KABUL (Reuters) - A U.S. investigation into reports of civilian casualties caused by an air strike near the northern city of Kunduz last month concluded that there was no substance to the allegations, the U.S. military said on Friday.
The investigation was launched last month following reports that as many as 14 civilians had been killed in an air strike supporting an operation by Afghan security forces in Chardara district, outside Kunduz city on July 19.
“After carefully considering all relevant and reasonably available information, which included a review of the Afghan government’s report of findings, our investigation found no credible information to corroborate the allegations,” U.S. Army Lt. Col. Martin O’Donnell, U.S. Forces-Afghanistan spokesman, said in a statement.

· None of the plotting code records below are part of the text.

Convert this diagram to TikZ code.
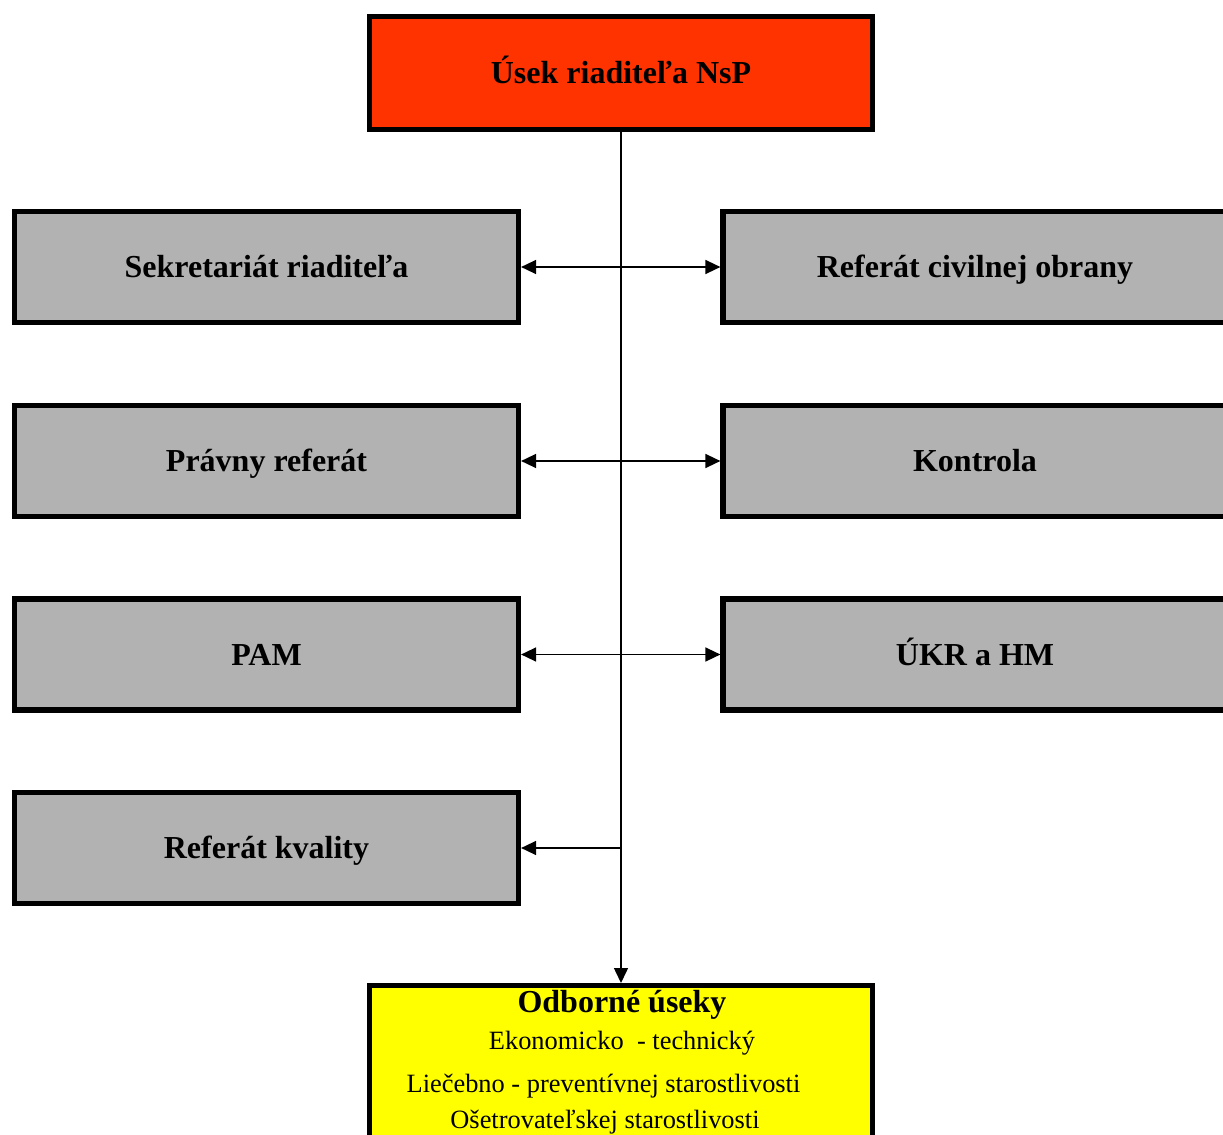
\documentclass[tikz,border=0pt]{standalone}
\usepackage{fontspec}
\setmainfont{Liberation Serif}
\usetikzlibrary{arrows.meta}
\definecolor{boxred}{HTML}{FF3300}
\definecolor{boxgrey}{HTML}{B2B2B2}
\definecolor{boxyellow}{HTML}{FFFF00}
\begin{document}
\begin{tikzpicture}[x=0.5pt,y=-0.5pt,
  unitbox/.style={draw=black,line width=2.6pt,rectangle,inner sep=0pt,
    text height=10.6pt,text depth=0pt,
    font=\fontsize{16}{19}\selectfont\bfseries},
  greybox/.style={unitbox,fill=boxgrey,minimum width=252pt,minimum height=55.5pt},
  link/.style={line width=0.75pt,-{Triangle[length=7.5pt,width=7pt]}},
  blink/.style={line width=0.75pt,{Triangle[length=7.5pt,width=7pt]}-{Triangle[length=7.5pt,width=7pt]}},
  subline/.style={anchor=base,inner sep=0pt,font=\fontsize{13.2}{15}\selectfont}]
\useasboundingbox (0,0) rectangle (1223,1135);
\clip (0,0) rectangle (1223,1135);
% top
\node[unitbox,fill=boxred,minimum width=251.5pt,minimum height=56.5pt] (top) at (621,73) {Úsek riaditeľa NsP};
% left column
\node[greybox] (s1) at (266.5,267) {Sekretariát riaditeľa};
\node[greybox] (s2) at (266.5,461) {Právny referát};
\node[greybox] (s3) at (266.5,654.5) {PAM};
\node[greybox] (s4) at (266.5,848) {Referát kvality};
% right column
\node[greybox] (r1) at (975,267) {Referát civilnej obrany};
\node[greybox] (r2) at (975,461) {Kontrola};
\node[greybox] (r3) at (975,654.5) {ÚKR a HM};
% bottom
\node[unitbox,fill=boxyellow,minimum width=251.5pt,minimum height=120pt,anchor=north] (odb) at (621,983) {};
\node[anchor=base,inner sep=0pt,font=\fontsize{16}{19}\selectfont\bfseries] (t0) at (622,1012) {Odborné úseky};
\node[subline] (t1) at (622,1049) {Ekonomicko\ \ - technický};
\node[subline] (t2) at (603.5,1092) {Liečebno - preventívnej starostlivosti};
\node[subline] (t3) at (605,1128) {Ošetrovateľskej starostlivosti};
% connectors
\draw[link] (top.south) -- (odb.north);
\draw[blink] (s1.east) -- (r1.west);
\draw[blink] (s2.east) -- (r2.west);
\draw[blink] (s3.east) -- (r3.west);
\coordinate (j4) at (621,848);
\draw[link] (j4) -- (s4.east);
\end{tikzpicture}
\end{document}
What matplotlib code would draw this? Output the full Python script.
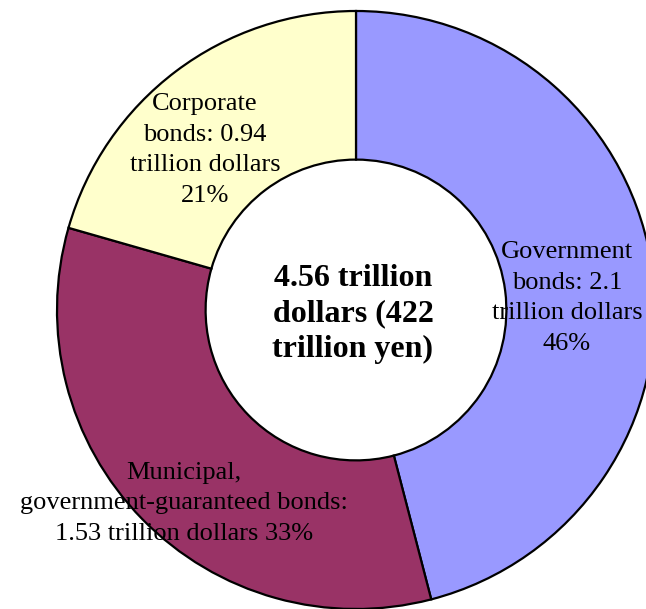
import matplotlib.pyplot as plt

plt.rcParams['font.family'] = ['Liberation Serif', 'DejaVu Serif']

categories = ["Government bonds", "Municipal, government-guaranteed bonds", "Corporate bonds"]
values = [2.1, 1.53, 0.94]
shares = [46, 33, 21]
colors = ["#9999FF", "#993366", "#FFFFCC"]
labels = [
    "Government\nbonds: 2.1\ntrillion dollars\n46%",
    "Municipal,\ngovernment-guaranteed bonds:\n1.53 trillion dollars 33%",
    "Corporate\nbonds: 0.94\ntrillion dollars\n21%",
]
center_label = "4.56 trillion\ndollars (422\ntrillion yen)"

# pixel layout of the doughnut (figure is 646 x 609)
cx, cy = 356, 609 - 310
radius = 299
# label offsets from the centre, in pixels
label_offsets = [(211, -(298 - 310)), (-172, -(503 - 310)), (-151, -(150 - 310))]

fig = plt.figure(figsize=(6.46, 6.09), dpi=100)
ax = fig.add_axes([0, 0, 1, 1])
ax.pie(values, colors=colors, startangle=90, counterclock=False,
       center=(cx, cy), radius=radius,
       wedgeprops=dict(width=radius * 0.497, edgecolor="black", linewidth=1.6))
ax.set_xlim(0, 646)
ax.set_ylim(0, 609)
ax.set_aspect("equal")
ax.axis("off")

for lab, (dx, dy) in zip(labels, label_offsets):
    ax.text(cx + dx, cy + dy, lab, ha="center", va="center", fontsize=19,
            linespacing=1.5, color="black")

ax.text(cx - 3, cy - 4, center_label, ha="center", va="center", fontsize=23,
        fontweight="bold", linespacing=1.3)

fig.savefig("out.png", dpi=100)
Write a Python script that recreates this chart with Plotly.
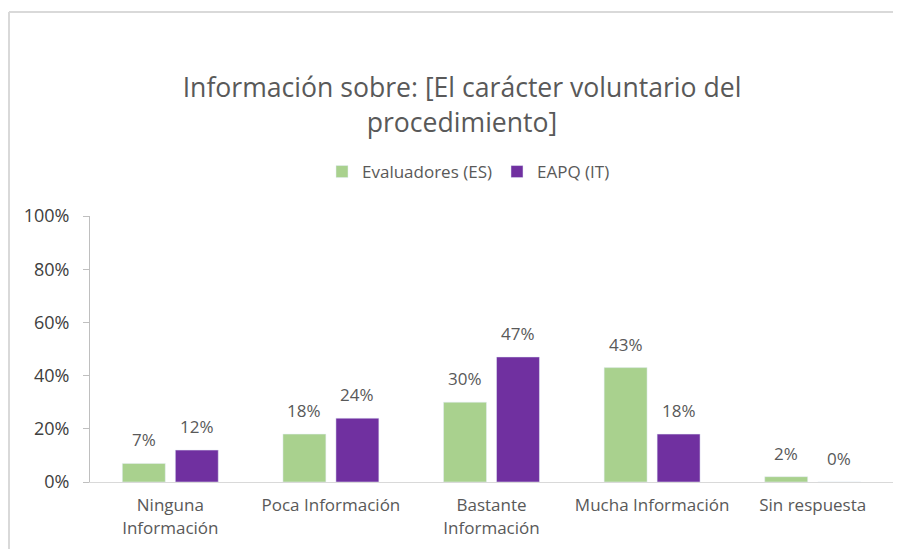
import plotly.graph_objects as go

# categories and values (percent)
categorias = ["Ninguna<br>Información", "Poca Información", "Bastante<br>Información",
              "Mucha Información", "Sin respuesta"]
evaluadores_es = [7, 18, 30, 43, 2]
eapq_it = [12, 24, 47, 18, 0]
y_ticks = [0, 20, 40, 60, 80, 100]

# the page adds an 8px body margin, so the figure is drawn 8px smaller
O = 8
W, H = 901 - O, 549 - O
ml, mr, mt, mb = 82, 8, 208, 67
pw, ph = W - ml - mr, H - mt - mb


def px(x):
    # screen x -> paper fraction
    return (x - O - ml) / pw


def py(y):
    # screen y -> paper fraction
    return (H - mb - (y - O)) / ph


font_fam = "Open Sans, Noto Sans, sans-serif"
label_col = "#595959"

trace_es = go.Bar(x=categorias, y=evaluadores_es, name="Evaluadores (ES)",
                  marker=dict(color="#a9d18e"))
trace_it = go.Bar(x=categorias, y=eapq_it, name="EAPQ (IT)",
                  marker=dict(color="#7030a0"))

fig = go.Figure(data=[trace_es, trace_it])

# data labels above each bar (half a slot left / right of the category centre)
slot = pw / len(categorias) * (1 - 0.34) / 2
annotations = []
for vals, shift in [(evaluadores_es, -slot / 2), (eapq_it, slot / 2)]:
    for cat, v in zip(categorias, vals):
        annotations.append(dict(x=cat, y=v, xref="x", yref="y", text=f"{v}%",
                                showarrow=False, xshift=shift, yshift=10,
                                yanchor="bottom",
                                font=dict(size=17, color=label_col)))

fig.update_layout(
    width=W, height=H,
    margin=dict(l=ml, r=mr, t=mt, b=mb),
    paper_bgcolor="white", plot_bgcolor="white",
    font=dict(family=font_fam, color=label_col),
    title=dict(text="Información sobre: [El carácter voluntario del<br>procedimiento]",
               x=(462 - O) / W, xanchor="center", y=1 - 89 / H, yanchor="middle",
               font=dict(size=26.6, color=label_col)),
    barmode="group", bargap=0.34, bargroupgap=0.19,
    legend=dict(orientation="h", x=px(322), xanchor="left",
                y=py(172), yanchor="middle",
                font=dict(size=17, color=label_col),
                itemwidth=30, traceorder="normal"),
    showlegend=True,
    annotations=annotations,
    xaxis=dict(showline=True, linecolor="#d9d9d9", linewidth=1,
               tickfont=dict(size=17, color=label_col), ticks="",
               ticklabelstandoff=8,
               showgrid=False, automargin=False),
    yaxis=dict(range=[0, 100], tickvals=y_ticks, ticktext=[f"{v}%" for v in y_ticks],
               showline=True, linecolor="#bfbfbf", linewidth=1,
               ticks="outside", ticklen=6, tickcolor="#bfbfbf",
               ticklabelstandoff=10,
               tickfont=dict(size=18, color="#404040"),
               showgrid=False, zeroline=False, automargin=False),
    shapes=[
        dict(type="line", xref="paper", yref="paper",
             x0=px(9), x1=px(910), y0=py(12), y1=py(12),
             line=dict(color="#d9d9d9", width=2)),
        dict(type="line", xref="paper", yref="paper",
             x0=px(9), x1=px(9), y0=py(12), y1=py(560),
             line=dict(color="#d9d9d9", width=2)),
    ],
)

fig.write_html("out.html")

“U.S. Forces-Afghanistan takes all allegations of civilian casualties seriously. Should any further credible information become available, an investigative body will reconvene to re-review this allegation,” the statement said.
Afghan government officials said last month that as many as 14 civilians had been killed but said that the causes of their deaths was unclear.
A statement from the U.S. military last month confirmed that U.S. forces had conducted strikes in support of Afghan-led ground operations but said that its on-the-ground assessment gave no indications that they had caused civilian casualties.
According to U.N. figures, civilian casualties from air strikes rose by 52 percent in the first half of the year following a sharp jump in the number of aerial operations launched under a U.S. strategy aimed at forcing the Taliban to accept peace negotiations.